Chris Raymond

Biographical details
- Born: 1953 or 1954 (age 71–72) Bangor, Maine, U.S.
- Alma mater: University of Virginia

Playing career
- 1974: Virginia
- Position: Kicker

Coaching career (HC unless noted)
- 1976: Trinity (CT) (GA)
- 1977–1978: Tufts (assistant)
- 1979–1980: Delaware (assistant)
- 1981–1982: Maine (assistant)
- 1983–1985: Colby
- 1995: Delaware Diamondbacks

Head coaching record
- Overall: 5–19

= Chris Raymond =

American football coach (born 1953/54)

Harold "Chris" Raymond is an American former football player and coach.

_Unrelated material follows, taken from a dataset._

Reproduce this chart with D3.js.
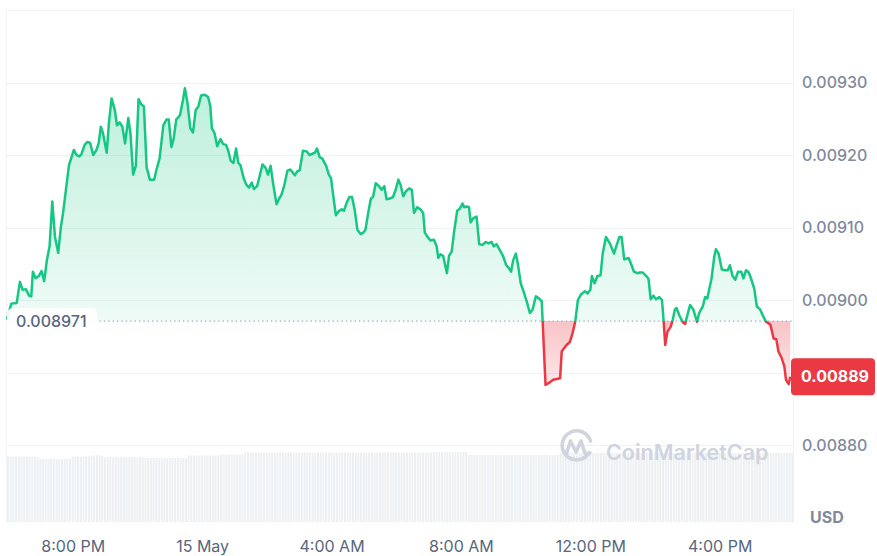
<!DOCTYPE html>
<html><head><meta charset="utf-8">
<script src="https://cdn.jsdelivr.net/npm/d3@7"></script>
<style>
body{margin:0;background:#fff;}
svg{display:block;font-family:Inter,"Noto Sans",sans-serif;}
</style>
</head><body>
<svg id="chart" width="877" height="556"></svg>
<script>
// ---- data (minutes after 14 May 18:00, price in USD) ----
const priceSeries = [
[-2,0.008973],[6,0.008995],[16,0.008996],[22,0.009025],[27,0.009014],[33,0.009015],[39,0.009006],[43,0.009005],[46,0.009039],[51,0.009030],
[57,0.009033],[62,0.009040],[67,0.009026],[72,0.009055],[77,0.009074],[82,0.009136],[87,0.009087],[93,0.009065],[98,0.009101],[102,0.009120],
[108,0.009156],[113,0.009186],[122,0.009207],[127,0.009200],[132,0.009198],[136,0.009201],[142,0.009214],[147,0.009218],[152,0.009217],[158,0.009200],
[164,0.009207],[168,0.009216],[172,0.009239],[176,0.009230],[183,0.009203],[187,0.009244],[192,0.009278],[198,0.009262],[202,0.009241],[207,0.009245],
[212,0.009239],[217,0.009216],[223,0.009251],[227,0.009230],[232,0.009173],[237,0.009185],[242,0.009277],[247,0.009270],[252,0.009267],[257,0.009183],
[263,0.009166],[271,0.009166],[275,0.009179],[281,0.009195],[288,0.009241],[294,0.009249],[298,0.009249],[303,0.009211],[307,0.009222],[312,0.009249],
[319,0.009255],[324,0.009274],[328,0.009292],[333,0.009271],[338,0.009237],[343,0.009231],[348,0.009262],[353,0.009267],[358,0.009282],[365,0.009283],
[371,0.009280],[375,0.009268],[378,0.009237],[383,0.009230],[388,0.009212],[394,0.009222],[399,0.009215],[404,0.009214],[408,0.009207],[413,0.009192],
[418,0.009189],[423,0.009209],[427,0.009189],[431,0.009186],[437,0.009168],[442,0.009159],[447,0.009155],[452,0.009162],[456,0.009153],[462,0.009157],
[467,0.009172],[472,0.009187],[478,0.009182],[482,0.009173],[487,0.009185],[492,0.009159],[498,0.009132],[503,0.009140],[507,0.009145],[512,0.009157],
[518,0.009178],[523,0.009180],[527,0.009177],[532,0.009172],[536,0.009177],[541,0.009179],[547,0.009206],[554,0.009205],[559,0.009200],[565,0.009202],
[569,0.009203],[573,0.009209],[578,0.009197],[583,0.009195],[590,0.009185],[595,0.009173],[599,0.009168],[603,0.009145],[608,0.009117],[614,0.009123],
[619,0.009125],[623,0.009123],[628,0.009134],[633,0.009142],[638,0.009142],[643,0.009124],[648,0.009097],[654,0.009091],[659,0.009093],[663,0.009097],
[668,0.009120],[673,0.009140],[677,0.009142],[682,0.009161],[688,0.009157],[693,0.009152],[698,0.009157],[702,0.009139],[708,0.009140],[714,0.009142],
[719,0.009152],[724,0.009166],[728,0.009159],[733,0.009143],[738,0.009150],[744,0.009154],[749,0.009152],[753,0.009120],[759,0.009128],[765,0.009125],
[770,0.009120],[773,0.009093],[779,0.009086],[784,0.009082],[790,0.009083],[795,0.009074],[798,0.009058],[802,0.009063],[807,0.009061],[814,0.009037],
[818,0.009061],[823,0.009067],[827,0.009092],[833,0.009123],[838,0.009126],[843,0.009133],[846,0.009128],[851,0.009129],[855,0.009128],[858,0.009107],
[863,0.009113],[869,0.009115],[874,0.009077],[880,0.009076],[886,0.009080],[891,0.009078],[897,0.009080],[901,0.009074],[906,0.009077],[912,0.009069],
[918,0.009061],[924,0.009048],[929,0.009044],[933,0.009039],[937,0.009055],[942,0.009064],[946,0.009048],[951,0.009023],[957,0.009010],[962,0.008998],
[968,0.008982],[973,0.008987],[979,0.009005],[985,0.009002],[990,0.008998],[994,0.008931],[997,0.008883],[1004,0.008886],[1011,0.008890],[1018,0.008891],
[1024,0.008892],[1027,0.008929],[1031,0.008933],[1036,0.008938],[1042,0.008942],[1047,0.008954],[1052,0.008970],[1057,0.009000],[1063,0.009008],[1070,0.009012],
[1075,0.009009],[1080,0.009014],[1083,0.009033],[1088,0.009023],[1093,0.009033],[1099,0.009034],[1103,0.009064],[1109,0.009087],[1117,0.009077],[1124,0.009064],
[1129,0.009076],[1134,0.009087],[1138,0.009087],[1143,0.009056],[1151,0.009058],[1155,0.009051],[1161,0.009039],[1167,0.009037],[1172,0.009038],[1177,0.009038],
[1184,0.009033],[1188,0.009029],[1192,0.009001],[1197,0.009006],[1202,0.009001],[1208,0.009004],[1213,0.009000],[1216,0.008971],[1219,0.008938],[1223,0.008956],
[1229,0.008963],[1233,0.008973],[1237,0.008987],[1240,0.008989],[1245,0.008979],[1252,0.008969],[1256,0.008967],[1260,0.008979],[1265,0.008993],[1271,0.008987],
[1278,0.008970],[1282,0.008982],[1289,0.008992],[1293,0.009004],[1297,0.009002],[1305,0.009030],[1310,0.009060],[1313,0.009070],[1318,0.009064],[1324,0.009042],
[1330,0.009041],[1335,0.009041],[1339,0.009048],[1344,0.009033],[1349,0.009028],[1354,0.009039],[1360,0.009039],[1364,0.009030],[1369,0.009041],[1374,0.009038],
[1378,0.009030],[1384,0.009016],[1389,0.008991],[1395,0.008987],[1401,0.008977],[1406,0.008970],[1414,0.008966],[1420,0.008947],[1425,0.008946],[1429,0.008929],
[1435,0.008920],[1440,0.008908],[1443,0.008890],[1448,0.008884],[1451,0.008894]
];
// 5-minute volume bars, starting at minute -2 (relative units)
const volumes = [
655,656,654,655,657,655,654,656,655,653,655,652,
632,630,631,629,630,632,630,628,631,630,629,631,
654,656,655,653,656,655,657,
664,666,668,665,664,
650,651,649,650,652,648,650,651,649,650,652,650,649,651,650,
641,640,638,640,642,639,640,641,638,640,641,639,640,642,640,639,
664,666,665,663,666,667,664,665,666,664,665,666,
675,676,674,675,677,675,674,676,675,
695,697,694,696,698,695,693,696,697,695,694,696,698,697,695,694,696,695,697,696,
695,693,696,698,696,695,694,697,695,696,698,696,695,694,696,697,695,696,694,695,
697,696,695,698,696,694,695,697,696,695,694,696,697,695,696,698,695,694,696,697,
695,696,694,697,695,696,698,695,694,696,
700,702,701,699,700,703,701,700,702,699,701,700,702,
670,672,669,671,670,668,671,670,672,669,670,671,668,670,672,671,669,670,671,670,
668,672,670,669,671,670,672,669,670,671,670,668,671,670,
690,692,689,691,690,688,691,690,692,689,690,691,688,690,692,691,689,690,691,690,
688,692,690,689,691,690,692,689,690,691,690,688,691,690,692,689,690,691,688,690,
692,691,689,690,691,690,688,692,690,689,691,690,692,689,690,691,690,688,691,690,
692,689,690,691,688,690,692,691,689,690,691,690,688,692,690,689,691,690,692,689,
690,691,690,688,691,690,692
];
// 0.00890 sits under the last-price tag in the reference, so it is not labelled
const yTickValues = [0.0088, 0.0090, 0.0091, 0.0092, 0.0093];
const gridValues = [0.0088, 0.0089, 0.0090, 0.0091, 0.0092, 0.0093, 0.0094];
const openPrice = 0.008971;
const domainMinutes = [-2, 1456];
const startTime = new Date(2024, 4, 14, 18, 0, 0);

// ---- helpers ----
const t = m => new Date(startTime.getTime() + m * 60000);
const GREEN = "#16c784", RED = "#ea3943";
const svg = d3.select("#chart");
const L = 7, R = 793;

const x = d3.scaleTime().domain(domainMinutes.map(t)).range([L, R]);
const y = d3.scaleLinear().domain([0.0088, 0.0094]).range([445, 10]);
const yVol = d3.scaleLinear().domain([0, 700]).range([522, 452]);
const baseY = y(openPrice);

const defs = svg.append("defs");
const gG = defs.append("linearGradient").attr("id","gGreen").attr("gradientUnits","userSpaceOnUse")
  .attr("x1",0).attr("x2",0).attr("y1",y(d3.max(priceSeries,d=>d[1]))).attr("y2",baseY);
gG.append("stop").attr("offset",0).attr("stop-color",GREEN).attr("stop-opacity",0.28);
gG.append("stop").attr("offset",1).attr("stop-color",GREEN).attr("stop-opacity",0.07);
const gR = defs.append("linearGradient").attr("id","gRed").attr("gradientUnits","userSpaceOnUse")
  .attr("x1",0).attr("x2",0).attr("y1",baseY).attr("y2",y(d3.min(priceSeries,d=>d[1])));
gR.append("stop").attr("offset",0).attr("stop-color",RED).attr("stop-opacity",0.3);
gR.append("stop").attr("offset",1).attr("stop-color",RED).attr("stop-opacity",0.12);
defs.append("clipPath").attr("id","above").append("rect").attr("x",0).attr("y",0).attr("width",877).attr("height",baseY);
defs.append("clipPath").attr("id","below").append("rect").attr("x",0).attr("y",baseY).attr("width",877).attr("height",556-baseY);
defs.append("clipPath").attr("id","plot").append("rect").attr("x",L).attr("y",0).attr("width",R-L).attr("height",556);

// gridlines
svg.append("g").selectAll("line").data(gridValues).join("line")
  .attr("x1",L).attr("x2",R).attr("y1",d=>Math.round(y(d))+0.5).attr("y2",d=>Math.round(y(d))+0.5)
  .attr("stroke","#eff2f5").attr("stroke-width",1);
// frame verticals
svg.append("line").attr("x1",L-0.5).attr("x2",L-0.5).attr("y1",10).attr("y2",523).attr("stroke","#f1f3f6");
svg.append("line").attr("x1",R+0.5).attr("x2",R+0.5).attr("y1",10).attr("y2",523).attr("stroke","#eff2f5");

// volume bars
const barW = x(t(5)) - x(t(0));
svg.append("g").attr("clip-path","url(#plot)").selectAll("rect").data(volumes).join("rect")
  .attr("x",(d,i)=>x(t(domainMinutes[0] + 5*i)))
  .attr("y",d=>yVol(d))
  .attr("width",Math.max(0.5,barW-0.7))
  .attr("height",d=>yVol(0)-yVol(d))
  .attr("fill","#edf0f3");

// watermark
const wm = svg.append("g").attr("fill","none").attr("stroke","#d0d4de").attr("stroke-width",3.6).attr("stroke-linecap","round").attr("stroke-linejoin","round");
wm.append("path").attr("d","M589,453 A14.5,14.5 0 1 1 590.5,441");
wm.append("path").attr("d","M566,455 L570.5,441 L576,452 L581,441 L584.5,452 Q586,456 590,453");
svg.append("text").attr("x",606).attr("y",460).attr("font-size",21.5).attr("font-weight",600)
  .attr("fill","#d0d4de").text("CoinMarketCap");

// areas
const area = d3.area().x(d=>x(t(d[0]))).y0(baseY).y1(d=>y(d[1]));
svg.append("path").datum(priceSeries).attr("d",area).attr("fill","url(#gGreen)").attr("clip-path","url(#above)");
svg.append("path").datum(priceSeries).attr("d",area).attr("fill","url(#gRed)").attr("clip-path","url(#below)");

// dotted open line
svg.append("line").attr("x1",L).attr("x2",R).attr("y1",baseY).attr("y2",baseY)
  .attr("stroke","#a1a7bb").attr("stroke-width",1.3).attr("stroke-dasharray","1.3,3.1");

// lines
const line = d3.line().x(d=>x(t(d[0]))).y(d=>y(d[1]));
svg.append("path").datum(priceSeries).attr("d",line).attr("fill","none").attr("stroke",GREEN)
  .attr("stroke-width",2.5).attr("stroke-linejoin","round").attr("clip-path","url(#above)");
svg.append("path").datum(priceSeries).attr("d",line).attr("fill","none").attr("stroke",RED)
  .attr("stroke-width",2.5).attr("stroke-linejoin","round").attr("clip-path","url(#below)");

// open price label
svg.append("rect").attr("x",L).attr("y",baseY-13).attr("width",90).attr("height",27).attr("rx",6)
  .attr("fill","#ffffff").attr("fill-opacity",0.92);
svg.append("text").attr("x",16).attr("y",baseY+6).attr("font-size",16).attr("font-weight",500)
  .attr("fill","#58667e").text(d3.format(".6f")(openPrice));

// y axis
const yAxis = svg.append("g").attr("transform",`translate(${R},0)`)
  .call(d3.axisRight(y).tickValues(yTickValues).tickSize(0).tickPadding(9).tickFormat(d3.format(".5f")));
yAxis.select(".domain").remove();
yAxis.selectAll("text").attr("font-size",16).attr("font-weight",500).attr("fill","#808a9d").attr("font-family","Inter");

// x axis
const xTicks = d3.timeHour.every(4).range(t(0), t(1456));
const xFmt = d => d.getHours()===0 ? d3.timeFormat("%-d %b")(d) : d3.timeFormat("%-I:%M %p")(d);
const xAxis = svg.append("g").attr("transform","translate(0,523)")
  .call(d3.axisBottom(x).tickValues(xTicks.filter(d=>d.getHours()!==18)).tickSize(0).tickPadding(17.5).tickFormat(xFmt));
xAxis.select(".domain").remove();
xAxis.selectAll("text").attr("font-size",16).attr("font-weight",400).attr("fill","#58667e").attr("font-family","Inter");

// USD label
svg.append("text").attr("x",810).attr("y",523).attr("font-size",16).attr("font-weight",700)
  .attr("fill","#808a9d").text("USD");

// last price tag
const last = priceSeries[priceSeries.length-1][1];
const ly = y(last);
svg.append("rect").attr("x",791).attr("y",ly-18.5).attr("width",84).attr("height",37).attr("rx",4).attr("fill",RED);
svg.append("text").attr("x",801).attr("y",ly).attr("dy","0.35em").attr("font-size",16).attr("font-weight",700)
  .attr("fill","#fff").text(d3.format(".5f")(last));
</script>
</body></html>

He was a placekicker for Newark High School and the University of Virginia. He then served as an assistant for Trinity, Tufts, Delaware, and Maine. From 1983 to 1985 he was the head football coach at Colby College in Waterville, Maine, where he compiled a record of 5–19. After leaving Colby, Raymond worked for J.P. Morgan & Co. In 1995 he was head coach of the Delaware Diamondbacks of the Atlantic Football League. He is the son of longtime Delaware Blue Hens football coach Harold "Tubby" Raymond.